* GIVEN INFORMATION:
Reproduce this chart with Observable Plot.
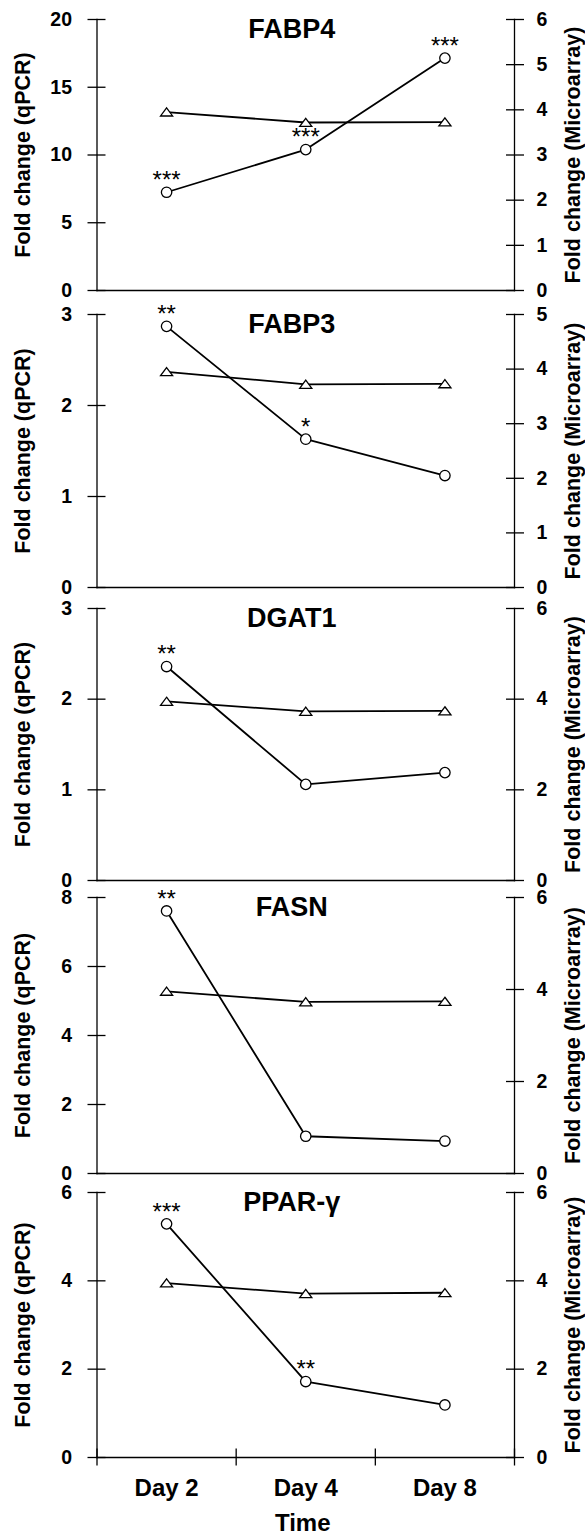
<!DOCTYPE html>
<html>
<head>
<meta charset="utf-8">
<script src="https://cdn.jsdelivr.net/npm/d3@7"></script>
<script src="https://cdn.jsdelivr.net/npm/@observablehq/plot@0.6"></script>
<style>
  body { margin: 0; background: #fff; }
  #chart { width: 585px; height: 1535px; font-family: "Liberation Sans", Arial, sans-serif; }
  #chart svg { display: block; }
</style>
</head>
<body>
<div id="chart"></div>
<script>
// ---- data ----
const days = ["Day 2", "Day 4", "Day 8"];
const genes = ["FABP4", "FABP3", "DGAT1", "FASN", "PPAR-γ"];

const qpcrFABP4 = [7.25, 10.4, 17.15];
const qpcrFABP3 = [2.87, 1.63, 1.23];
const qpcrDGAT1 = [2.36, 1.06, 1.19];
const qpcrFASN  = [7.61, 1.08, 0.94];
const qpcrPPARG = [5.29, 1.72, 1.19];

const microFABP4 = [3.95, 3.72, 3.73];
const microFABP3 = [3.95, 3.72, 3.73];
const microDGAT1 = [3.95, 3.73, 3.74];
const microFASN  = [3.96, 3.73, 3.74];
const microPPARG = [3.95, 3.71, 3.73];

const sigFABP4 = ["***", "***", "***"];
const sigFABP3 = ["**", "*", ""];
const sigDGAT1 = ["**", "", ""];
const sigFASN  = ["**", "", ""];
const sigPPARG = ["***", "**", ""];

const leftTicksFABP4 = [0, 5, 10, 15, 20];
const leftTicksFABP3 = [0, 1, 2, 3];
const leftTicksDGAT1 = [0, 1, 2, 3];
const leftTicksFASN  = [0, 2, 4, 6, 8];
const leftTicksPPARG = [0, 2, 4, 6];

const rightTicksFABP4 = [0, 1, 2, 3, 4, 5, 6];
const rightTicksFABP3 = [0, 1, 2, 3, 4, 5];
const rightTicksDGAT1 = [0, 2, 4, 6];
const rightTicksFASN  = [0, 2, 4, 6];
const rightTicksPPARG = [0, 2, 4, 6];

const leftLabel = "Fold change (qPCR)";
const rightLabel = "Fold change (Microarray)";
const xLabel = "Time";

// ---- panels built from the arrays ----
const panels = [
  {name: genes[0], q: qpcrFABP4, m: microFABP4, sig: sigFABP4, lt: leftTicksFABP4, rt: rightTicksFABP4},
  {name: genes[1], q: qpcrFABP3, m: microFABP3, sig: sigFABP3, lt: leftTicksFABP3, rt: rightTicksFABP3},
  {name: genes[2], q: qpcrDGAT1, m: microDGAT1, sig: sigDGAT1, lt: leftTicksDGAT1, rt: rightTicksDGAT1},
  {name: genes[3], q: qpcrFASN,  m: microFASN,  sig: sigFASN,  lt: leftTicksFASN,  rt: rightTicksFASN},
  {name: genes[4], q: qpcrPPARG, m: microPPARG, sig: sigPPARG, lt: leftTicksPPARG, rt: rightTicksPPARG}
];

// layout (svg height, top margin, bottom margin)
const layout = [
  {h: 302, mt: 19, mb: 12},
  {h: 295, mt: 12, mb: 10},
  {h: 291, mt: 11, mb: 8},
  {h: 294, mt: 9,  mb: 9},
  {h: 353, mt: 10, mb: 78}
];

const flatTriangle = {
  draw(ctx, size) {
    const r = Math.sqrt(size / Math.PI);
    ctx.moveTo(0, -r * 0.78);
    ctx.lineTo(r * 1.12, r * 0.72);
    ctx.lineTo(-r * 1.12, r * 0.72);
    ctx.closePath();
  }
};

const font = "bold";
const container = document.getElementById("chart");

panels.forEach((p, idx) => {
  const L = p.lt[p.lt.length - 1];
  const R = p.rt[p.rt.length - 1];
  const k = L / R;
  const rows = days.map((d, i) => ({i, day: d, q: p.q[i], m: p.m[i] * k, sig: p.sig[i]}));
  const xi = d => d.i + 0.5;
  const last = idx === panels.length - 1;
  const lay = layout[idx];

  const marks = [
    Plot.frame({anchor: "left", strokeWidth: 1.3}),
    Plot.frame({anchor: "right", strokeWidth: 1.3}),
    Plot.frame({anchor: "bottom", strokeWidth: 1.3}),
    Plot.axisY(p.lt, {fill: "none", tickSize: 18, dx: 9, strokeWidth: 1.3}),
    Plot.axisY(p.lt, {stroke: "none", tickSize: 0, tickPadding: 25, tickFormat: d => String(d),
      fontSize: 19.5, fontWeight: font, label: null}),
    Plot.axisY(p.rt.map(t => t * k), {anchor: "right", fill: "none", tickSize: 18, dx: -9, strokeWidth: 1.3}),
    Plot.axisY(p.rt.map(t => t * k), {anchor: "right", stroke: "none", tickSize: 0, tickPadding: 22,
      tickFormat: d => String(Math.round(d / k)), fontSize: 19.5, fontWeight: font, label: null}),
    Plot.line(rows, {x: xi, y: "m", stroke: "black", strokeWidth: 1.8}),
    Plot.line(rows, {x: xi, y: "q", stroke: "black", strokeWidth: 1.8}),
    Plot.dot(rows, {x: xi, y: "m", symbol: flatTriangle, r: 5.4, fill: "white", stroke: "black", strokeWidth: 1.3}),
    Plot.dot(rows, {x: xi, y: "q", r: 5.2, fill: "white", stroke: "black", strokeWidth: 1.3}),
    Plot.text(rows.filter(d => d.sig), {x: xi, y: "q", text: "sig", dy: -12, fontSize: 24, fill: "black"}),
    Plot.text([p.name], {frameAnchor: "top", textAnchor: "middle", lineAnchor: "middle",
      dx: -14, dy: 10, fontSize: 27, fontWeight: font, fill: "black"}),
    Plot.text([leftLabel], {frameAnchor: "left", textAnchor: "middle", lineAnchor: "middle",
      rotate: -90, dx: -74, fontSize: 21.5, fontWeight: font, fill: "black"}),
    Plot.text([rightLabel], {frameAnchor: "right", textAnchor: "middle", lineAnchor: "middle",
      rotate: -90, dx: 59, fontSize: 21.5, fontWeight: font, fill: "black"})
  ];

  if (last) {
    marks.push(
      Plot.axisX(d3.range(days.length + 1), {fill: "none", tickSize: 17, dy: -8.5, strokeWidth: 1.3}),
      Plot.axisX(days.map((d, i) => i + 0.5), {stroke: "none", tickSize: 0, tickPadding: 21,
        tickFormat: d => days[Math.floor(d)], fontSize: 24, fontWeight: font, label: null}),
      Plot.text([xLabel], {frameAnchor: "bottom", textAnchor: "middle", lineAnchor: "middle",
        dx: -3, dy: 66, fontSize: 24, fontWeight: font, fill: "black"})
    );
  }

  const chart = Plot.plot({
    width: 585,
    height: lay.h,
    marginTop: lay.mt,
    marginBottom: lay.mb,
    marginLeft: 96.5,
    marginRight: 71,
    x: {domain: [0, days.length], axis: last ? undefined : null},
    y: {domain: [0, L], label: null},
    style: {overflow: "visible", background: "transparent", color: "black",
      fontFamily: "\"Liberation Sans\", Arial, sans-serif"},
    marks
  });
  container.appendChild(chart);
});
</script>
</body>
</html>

* WHAT TO DO: Looking at the listing above, count the lines that contain "chart" and give nothing but the number.

* THE COMPLETED TASK: 7